There’s no doubt that Trackhouse is making bold moves, but none of it would be possible without Spire. When Trackhouse owner Justin Marks got into ownership, Spire leased the team its first charter. When Kaulig Racing moved from an Xfinity Series team to a Cup team, it bought a pair of charters from Spire.
Spire has single-handedly jumpstarted the charter market and driven up the value of the franchise tag.
“I think if you look down the list of organizations in the Cup Series, you’d be hard-pressed to find any that are more transparent about their ambitions and intentions than these two organizations,” Spire President Bill Anthony said of Trackhouse and Spire.
He praised Spire owners Jeff Dickerson and TJ Puchyr for the deal with Trackhouse, which Anthony said is consistent with their ambitions.

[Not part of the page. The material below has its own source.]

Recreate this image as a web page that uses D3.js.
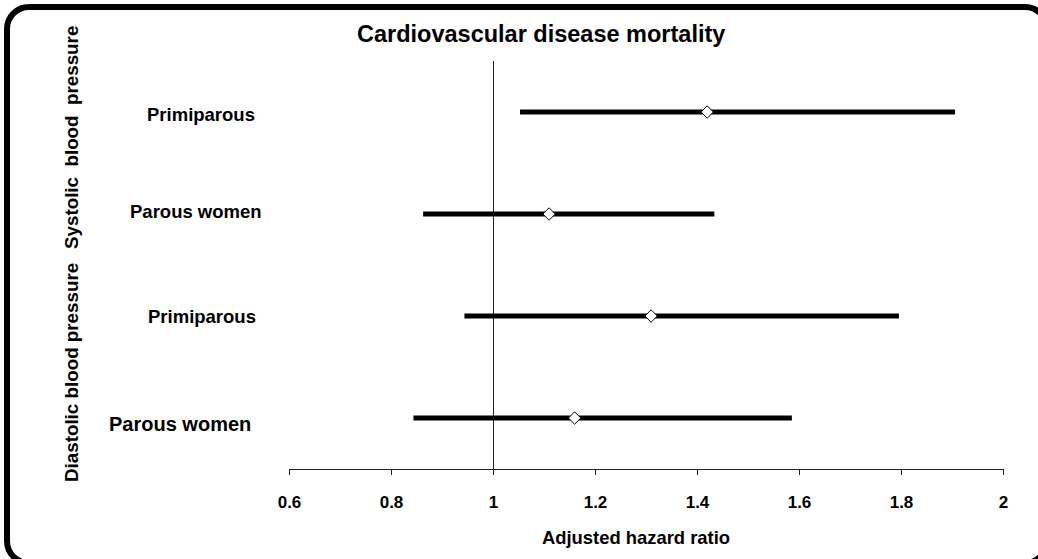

“We’ve proven and come through in each of those circumstances; that is certainly a double-down on the future of the sport,” he said. “That’s not to say there isn’t work to be done with NASCAR and the charter agreement, but I think we believe in all the people in the garage and all the people in the NASCAR.”
The charter maneuvering comes as NASCAR and its teams are in a labor battle of sorts, with the latter calling for a better revenue model. A major ask remains the teams’ desire for charters to become permanent. The charters are currently renewable and revocable, and NASCAR seems unwilling to compromise on the issue.
Denny Hamlin three weeks ago said talks between the teams and NASCAR were terrible. The winner of Saturday’s race at Bristol is co-owner along with Michael Jordan of 23XI Racing but he directed all labor questions to NASCAR Chairman Jim France.
“I think the teams’ ask has been very legitimate and not off in left field,” Hamlin said. “You’re going to have to chase down Jim and ask for a reason because, there’s not really been a good reason, but the answer has been ‘No.”
If $40 million indeed went to Live Fast - either Trackhouse money, Spire money or a combination of both - the value of a charter has gone up six times since Visser convinced Dickerson and Puychr to get in the game. Not to mention all the dealing Spire has done prior to this latest venture.
If you are desperate for a charter, you call Spire, and Hamlin himself had to do it for 23XI. Dickerson and Puychr might not have the charter themselves, but they are the experts on how to get one.
“We really relish this opportunity to offer support to someone in the garage that is important,” Anthony said. “This collaboration and affiliation shows everybody’s commitment to the sport. It shows that we’re optimistic about the future of NASCAR and what it can be and what we can be in it.”
Spire has hustled to create this market and made something out of nothing. Its owners believe they’ve worked hard and if they spent $6 million or $40 million for a charter, it belongs to them the same way the New York Yankees franchise belongs to the Steinbrenner family.
It’s tempting to point to Spire, which needed a bank loan to get Visser’s charter just three years ago, as a success story (and also the reason NASCAR must safeguard charters from hedge funds and those who aren’t serious about racing). But there is also a compelling case for Kaulig or 23XI or other teams that bought high and have nothing more than the paper the charter is printed on.
The charter market is healthy, Spire doesn’t get enough credit for bringing it to life. But NASCAR needs to figure out a way to ensure the money and the interest keep flowing.